Не одно, так другое. Он как-то вызвал ее и тем же настоятельным жестким тоном потребовал, чтоб она помогла восходящей звезде института хирургу Кованову в написании докторской диссертации: в нашей стране в помощи нуждаются больше всего почему-то самые влиятельные и всесильные люди. Секрет успеха этого человека был тоже в его семейных связях: его брат и ряд других родственников занимали ключевые посты в ответственном учреждении: говоря попросту – в ЦК партии; он сам и его соратники по институту торопились с его продвижением по службе, которое всем было выгодно. Диссертация была подготовлена скоростными методами, делали ее, по ее скромным подсчетам, десять человек из разных кафедр и клиник. Сам он только вводил в сердца собак фармакологические препараты – другой наблюдал за реакциями животных, третий определял содержание лекарств в органах животных после их забоя, четвертая, то есть Рене, снимала ЭКГ и читала ее, пятый – вернее, пятая, потому что это были все женщины: с ними легче сговориться и они меньше болтают, вопреки расхожему мнению,– обрабатывали результаты экспериментов, шестая собирала литературу и т.д.. Когда он принес Рене папку с результатами коллективной деятельности, небрежно швырнул ее на стол и предложил ознакомиться с данными и свести их воедино, она, изумленная, нашла в ней листки, исписанные самыми разными почерками: в ней ведь все еще сидел разведчик, изучающий степень достоверности источника. Диссертация была с блеском защищена, автор, пускаясь в дальнее плавание, забыл поблагодарить за участие в ней своих безымянных сотрудниц – лишь позвал их на банкет, считая, в простоте душевной, что сидеть за столом с членами его фамилии вознаграждение само по себе более чем достаточное. Рене не пошла, и правильно сделала, потому что на банкете царило специфическое российское веселье: "пили по-черному", как сказала знакомая лаборантка, там побывавшая. Кованов тут же стал доцентом, чуть позже – профессором, затем ректором института, вице-президентом Академии медицинских наук – жизнь удалась, говорят в таких случаях...

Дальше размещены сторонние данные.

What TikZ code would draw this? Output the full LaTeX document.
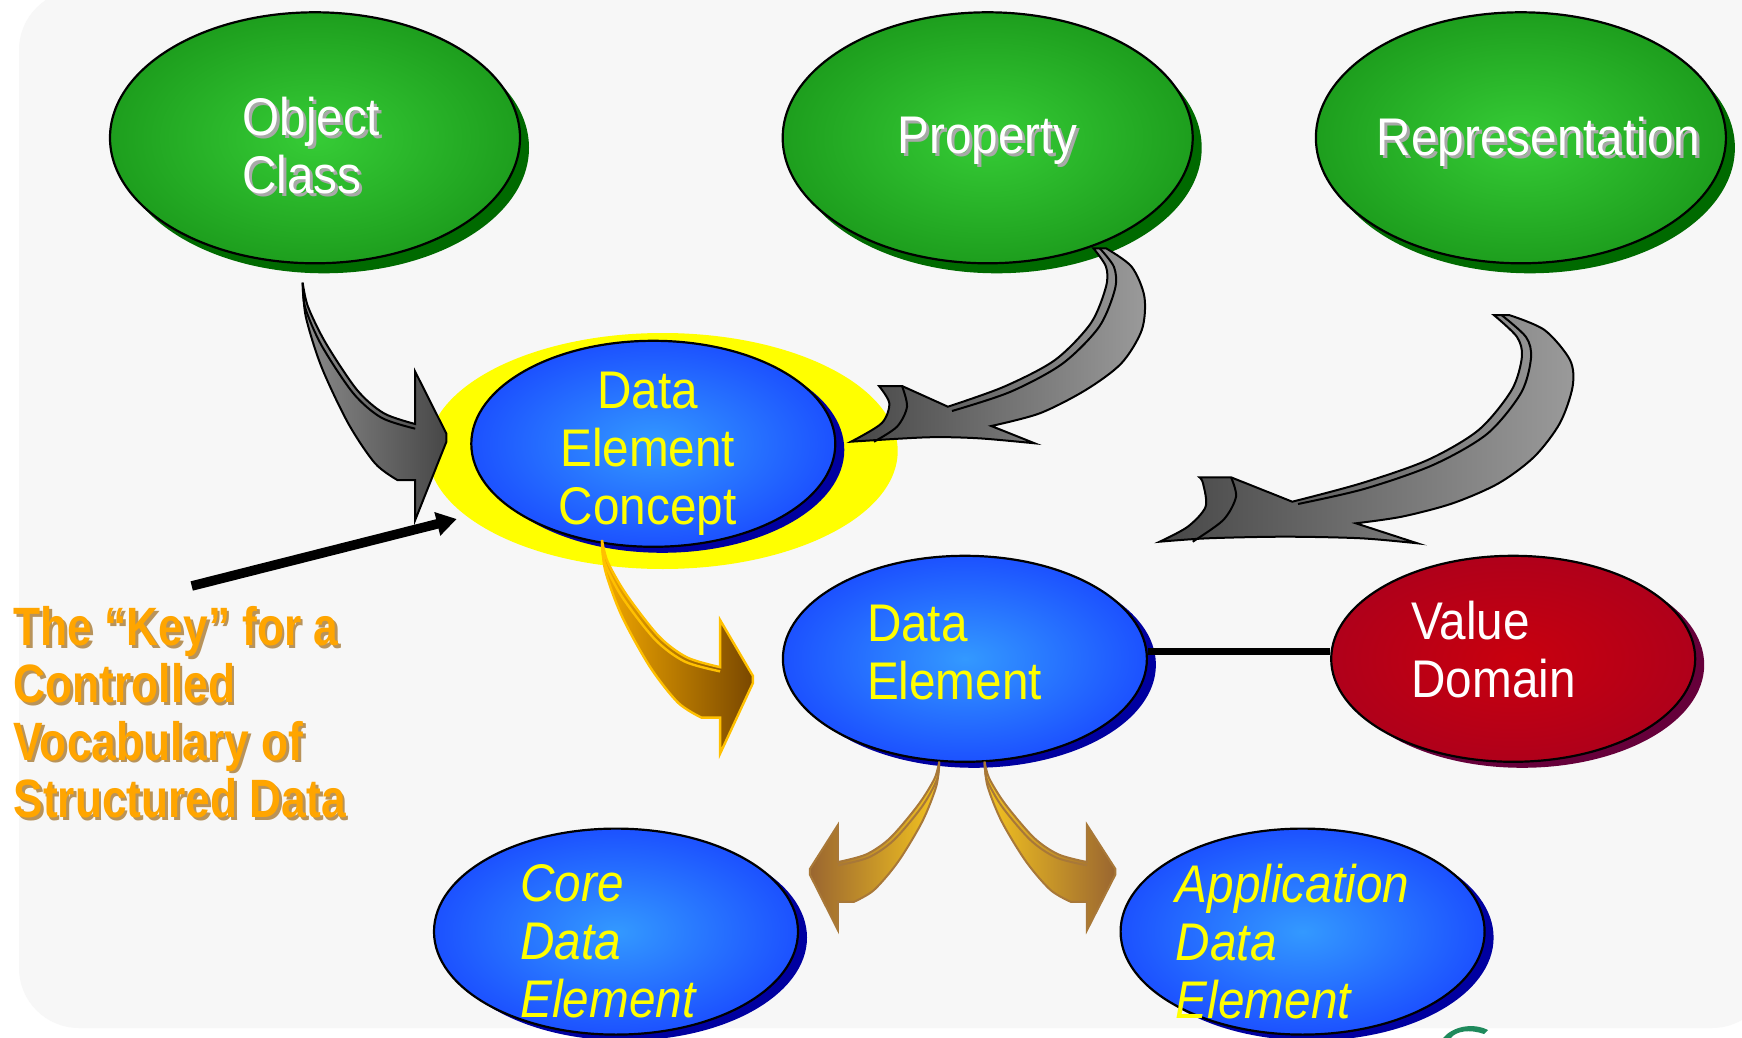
\documentclass[tikz,border=0pt]{standalone}
\usepackage{fontspec}
\setmainfont{Liberation Sans}
\newfontfamily\labfont[FakeStretch=0.9]{Liberation Sans}
\newfontfamily\keyfont[FakeStretch=0.82]{Liberation Sans}
\usetikzlibrary{shapes.geometric,arrows.meta,shadows}

\definecolor{bgc}{HTML}{F7F7F7}
\definecolor{gin}{HTML}{36CC36}
\definecolor{gout}{HTML}{0A7A0A}
\definecolor{gsh}{HTML}{006A00}
\definecolor{bin}{HTML}{3399FF}
\definecolor{bout}{HTML}{0A18FF}
\definecolor{bsh}{HTML}{0000A0}
\definecolor{rin}{HTML}{C8000E}
\definecolor{rout}{HTML}{9C0024}
\definecolor{rsh}{HTML}{66003A}
\definecolor{halo}{HTML}{FFFF00}
\definecolor{ytxt}{HTML}{FFFF00}
\definecolor{tsh}{HTML}{A8A8A8}
\definecolor{keyor}{HTML}{FFA500}
\definecolor{keysh}{HTML}{B8935A}
\definecolor{gdk}{HTML}{474747}
\definecolor{glt}{HTML}{9A9A9A}
\definecolor{ogold}{HTML}{F2A800}
\definecolor{obrown}{HTML}{7A4800}
\definecolor{oline}{HTML}{FFC000}
\definecolor{ygold}{HTML}{F4C420}
\definecolor{ybrown}{HTML}{9A6630}
\definecolor{yline}{HTML}{A87838}
\definecolor{logo}{HTML}{1F8A5C}

\pgfdeclareradialshading{greenball}{\pgfpoint{0bp}{0bp}}{color(0bp)=(gin); color(45bp)=(gout); color(50bp)=(gout)}
\pgfdeclareradialshading{blueball}{\pgfpoint{0bp}{0bp}}{color(0bp)=(bin); color(45bp)=(bout); color(50bp)=(bout)}
\pgfdeclareradialshading{redball}{\pgfpoint{0bp}{0bp}}{color(0bp)=(rin); color(45bp)=(rout); color(50bp)=(rout)}

\tikzset{
  ellbase/.style={ellipse, draw=black, line width=1.1pt, inner sep=0pt},
  greenell/.style={ellbase, shade, shading=greenball, minimum width=205pt, minimum height=125.5pt,
     drop shadow={shadow xshift=4.5pt, shadow yshift=-5pt, fill=gsh, opacity=1}},
  blueell/.style={ellbase, shade, shading=blueball, minimum width=182pt, minimum height=103pt,
     drop shadow={shadow xshift=4.5pt, shadow yshift=-3pt, fill=bsh, opacity=1}},
  redell/.style={ellbase, shade, shading=redball, minimum width=182pt, minimum height=103pt,
     drop shadow={shadow xshift=4.5pt, shadow yshift=-3pt, fill=rsh, opacity=1}},
  lab/.style={font=\labfont\fontsize{26.5pt}{29pt}\selectfont, inner sep=0pt, align=left},
  ilab/.style={font=\labfont\itshape\fontsize{26.5pt}{29pt}\selectfont, inner sep=0pt, align=left},
  keylab/.style={font=\keyfont\bfseries\fontsize{27pt}{28.7pt}\selectfont, inner sep=0pt, align=left},
  arrline/.style={draw=black, line width=1pt},
}

\begin{document}
\begin{tikzpicture}[x=0.5pt,y=-0.5pt]
\useasboundingbox (0,0) rectangle (1742,1038);
\fill[white] (0,0) rectangle (1742,1038);
\fill[bgc, rounded corners=30pt] (19,-10) rectangle (1772,1028);

% logo fragment
\fill[logo] (1443,1038) .. controls (1452,1027) and (1472,1022) .. (1488,1030) -- (1484,1034) .. controls (1470,1029) and (1456,1031) .. (1451,1038) -- cycle;

% top ellipses
\node[greenell] (oc) at (315,137.8) {};
\node[greenell] (prop) at (987.7,137.8) {};
\node[greenell] (rep) at (1520.9,137.8) {};

% data element concept with halo
\node[ellipse, fill=halo, inner sep=0pt, minimum width=235pt, minimum height=118pt] (halo) at (662.7,451) {};
\node[blueell] (dec) at (653.3,443.8) {};

% data element, value domain
\node[blueell] (de) at (964.9,658.8) {};
\node[redell] (vd) at (1513.2,658.8) {};
\draw[line width=3.5pt] (de.east |- 0,651) -- (vd.west |- 0,651);

% bottom ellipses
\node[blueell] (core) at (616,931.6) {};
\node[blueell] (app) at (1302.6,931.6) {};

% black key arrow
\coordinate (kstart) at (191.7,586);
\coordinate (kend) at (456.7,519);
\draw[line width=4.8pt, -{Triangle[length=10pt,width=11.5pt]}] (kstart) -- (kend);

% gray arrow: Object Class -> DEC
\begin{scope}[shift={(302.7,282.7)}]
\path[arrline, left color=glt!90!black, right color=gdk]
  plot[smooth] coordinates {(0,0) (5.3,24) (23.2,60.6) (54.4,107.3) (81.2,130.6) (112.5,141.3)}
  -- (112.5,89) -- (143.7,151) -- (143.7,159) -- (112.5,237.3) -- (112.5,197.3)
  -- plot[smooth] coordinates {(94.6,197.3) (72.3,180.6) (45.5,140.6) (18.7,84) (3.1,34) (0,0)} -- cycle;
\draw[line width=1pt] plot[smooth] coordinates {(0,0) (2.5,25) (19,63) (50.5,110.5) (78.7,135) (112.5,146)};
\end{scope}

% gray arrow: Property -> DEC
\path[arrline, left color=gdk, right color=glt]
  (1093.4,248.3) -- (1106,248.3)
  -- plot[smooth] coordinates {(1106,248.3) (1131.6,266.7) (1144.4,296.7) (1141.8,330) (1121.4,363.3) (1085.7,390) (1039.8,413.3) (991.3,426)}
  -- (1034.6,443.3)
  -- plot[smooth] coordinates {(1034.6,443.3) (978.6,438.3) (927.6,437.3) (851,441.7)}
  -- plot[smooth] coordinates {(851,441.7) (881.6,423.3) (889.3,403.3) (879,386)}
  -- (902,386) -- (947.9,406.7)
  -- plot[smooth] coordinates {(947.9,406.7) (1004,386.7) (1055,360) (1090.8,323.3) (1106,286.7) (1106,266.7) (1093.4,248.3)}
  -- cycle;
\draw[line width=1pt] plot[smooth] coordinates {(1099.7,248.3) (1114,267) (1115,289) (1099,327) (1062,364) (1010,392) (952,411)};
\draw[line width=1pt] plot[smooth] coordinates {(902,386) (907,406.7) (897,426.7) (874,441.7)};

% gray arrow: Representation -> Data Element
\path[arrline, left color=gdk, right color=glt]
  (1493.8,315) -- (1509,315)
  -- plot[smooth] coordinates {(1509,315) (1544.5,330) (1570,360) (1572.6,386.7) (1559.8,423.3) (1534.3,456.7) (1498.6,483.3) (1452.7,503.3) (1401.7,516.7) (1355.9,523.3)}
  -- (1417.3,543.3)
  -- plot[smooth] coordinates {(1417.3,543.3) (1361,538.3) (1284.7,536.7) (1208,538.3) (1159.7,541.7)}
  -- plot[smooth] coordinates {(1159.7,541.7) (1187.8,526.7) (1205.6,506.7) (1203,483.3) (1199.5,477.3)}
  -- (1231,477.3) -- (1292.3,501.7)
  -- plot[smooth] coordinates {(1292.3,501.7) (1361.2,483.3) (1427.6,460) (1478.6,430) (1511.7,390) (1521.9,356.7) (1516.8,336.7) (1493.8,315)}
  -- cycle;
\draw[line width=1pt] plot[smooth] coordinates {(1501.4,315) (1526,337) (1531,358) (1521,393) (1487,434) (1433,465) (1364,489) (1298,504)};
\draw[line width=1pt] plot[smooth] coordinates {(1231,477.3) (1236,496.7) (1223.3,520) (1192.7,541.7)};

% orange arrow: DEC -> Data Element
\begin{scope}[shift={(602,540)}, xscale=1.05, yscale=0.9]
\path[draw=oline, line width=1.2pt, left color=ogold, right color=obrown]
  plot[smooth] coordinates {(0,0) (5.3,24) (23.2,60.6) (54.4,107.3) (81.2,130.6) (112.5,141.3)}
  -- (112.5,89) -- (143.7,151) -- (143.7,159) -- (112.5,237.3) -- (112.5,197.3)
  -- plot[smooth] coordinates {(94.6,197.3) (72.3,180.6) (45.5,140.6) (18.7,84) (3.1,34) (0,0)} -- cycle;
\draw[oline, line width=1.2pt] plot[smooth] coordinates {(0,0) (2.5,25) (19,63) (50.5,110.5) (78.7,135) (112.5,146)};
\end{scope}

% gold arrow: Data Element -> Core
\begin{scope}[shift={(939.2,761.7)}, xscale=-0.9, yscale=0.71]
\path[draw=yline, line width=1pt, left color=ybrown, right color=ygold]
  plot[smooth] coordinates {(0,0) (5.3,24) (23.2,60.6) (54.4,107.3) (81.2,130.6) (112.5,141.3)}
  -- (112.5,89) -- (143.7,151) -- (143.7,159) -- (112.5,237.3) -- (112.5,197.3)
  -- plot[smooth] coordinates {(94.6,197.3) (72.3,180.6) (45.5,140.6) (18.7,84) (3.1,34) (0,0)} -- cycle;
\draw[yline, line width=1pt] plot[smooth] coordinates {(0,0) (2.5,25) (19,63) (50.5,110.5) (78.7,135) (112.5,146)};
\end{scope}

% gold arrow: Data Element -> Application
\begin{scope}[shift={(984.6,761.7)}, xscale=0.91, yscale=0.71]
\path[draw=yline, line width=1pt, left color=ygold, right color=ybrown]
  plot[smooth] coordinates {(0,0) (5.3,24) (23.2,60.6) (54.4,107.3) (81.2,130.6) (112.5,141.3)}
  -- (112.5,89) -- (143.7,151) -- (143.7,159) -- (112.5,237.3) -- (112.5,197.3)
  -- plot[smooth] coordinates {(94.6,197.3) (72.3,180.6) (45.5,140.6) (18.7,84) (3.1,34) (0,0)} -- cycle;
\draw[yline, line width=1pt] plot[smooth] coordinates {(0,0) (2.5,25) (19,63) (50.5,110.5) (78.7,135) (112.5,146)};
\end{scope}

% texts
\node[lab, text=tsh, anchor=north west] (ocs) at (245,99.5) {Object\\Class};
\node[lab, text=white, anchor=north west] (oct) at (242,96.5) {Object\\Class};
\node[lab, text=tsh, anchor=north] (props) at (990.7,119.5) {Property};
\node[lab, text=white, anchor=north] (propt) at (987.7,116.5) {Property};
\node[lab, text=tsh, anchor=north] (reps) at (1541.7,119.5) {Representation};
\node[lab, text=white, anchor=north] (rept) at (1538.7,116.5) {Representation};

\node[lab, align=center, text=ytxt, anchor=north] (dect) at (647.7,372) {Data\\Element\\Concept};
\node[lab, text=ytxt, anchor=north west] (det) at (866.6,604.3) {Data\\Element};
\node[lab, text=white, anchor=north west] (vdt) at (1411,601) {Value\\Domain};
\node[ilab, text=ytxt, anchor=north west] (coret) at (520,864) {Core\\Data\\Element};
\node[ilab, text=ytxt, anchor=north west] (appt) at (1175.5,864) {Application\\Data\\Element};

\node[keylab, text=keysh, anchor=north west] (keys) at (16,608.5) {The “Key” for a\\Controlled\\Vocabulary of\\Structured Data};
\node[keylab, text=keyor, anchor=north west] (keyt) at (13.3,606) {The “Key” for a\\Controlled\\Vocabulary of\\Structured Data};
\end{tikzpicture}
\end{document}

Рене конечно же всем этим возмущалась, только об этом дома и говорила, да и в клинике так или иначе обнаруживала свое отношение к новой дирекции и введенным ею порядкам: насмешничала, позволяла себе "выскакивать" вперед вышестоящих – не для того, чтоб выставить напоказ свои знания, как думали они, а хуже – чтоб уличить их в невежестве (чего они и предположить не могли), продолжала вести себя как при прежней администрации, но все это были лишь булавочные уколы, злившие ее врагов, но не причинявшие им вреда, а ей доставлявшие массу неприятностей. Воевать в открытую с ними она не могла: не было ни сил, ни сторонней руки, ни союзников. И так уже эти люди, чьей добровольной противницей она стала: ее ведь никто не тянул за язык и никто не выживал ее с ее незавидного и хлопотного места – решили, что она неспроста так себя ведет, что у нее, учитывая ее не совсем обычное прошлое, есть покровители, благодаря поддержке которых она и ведет себя столь свободно и, на их взгляд, вызывающе. Но у Рене никого за спиной не было. Яков как заведующий кафедрой Академии ничего не мог сделать; если бы он привлек к этому других своих старых знакомых (она подозревала его в связях с чекистами, которых они называли на своем жаргоне "соседями",– еще с той поры, когда узнала, что он имеет свободный доступ к секретному отделу Управления), то они, пожалуй, могли бы помочь ей и обезопасить от нападок, но взамен попросили бы что-нибудь другое, чего она вовсе не хотела. Да Яков и не стал бы хлопотать за нее, потому что не мог всецело на нее положиться. Он по-прежнему, и не без оснований, считал ее идейно не вполне зрелой и подозревал, что она отчасти сама виновата в своих злоключениях. По его мнению, она слишком много говорила.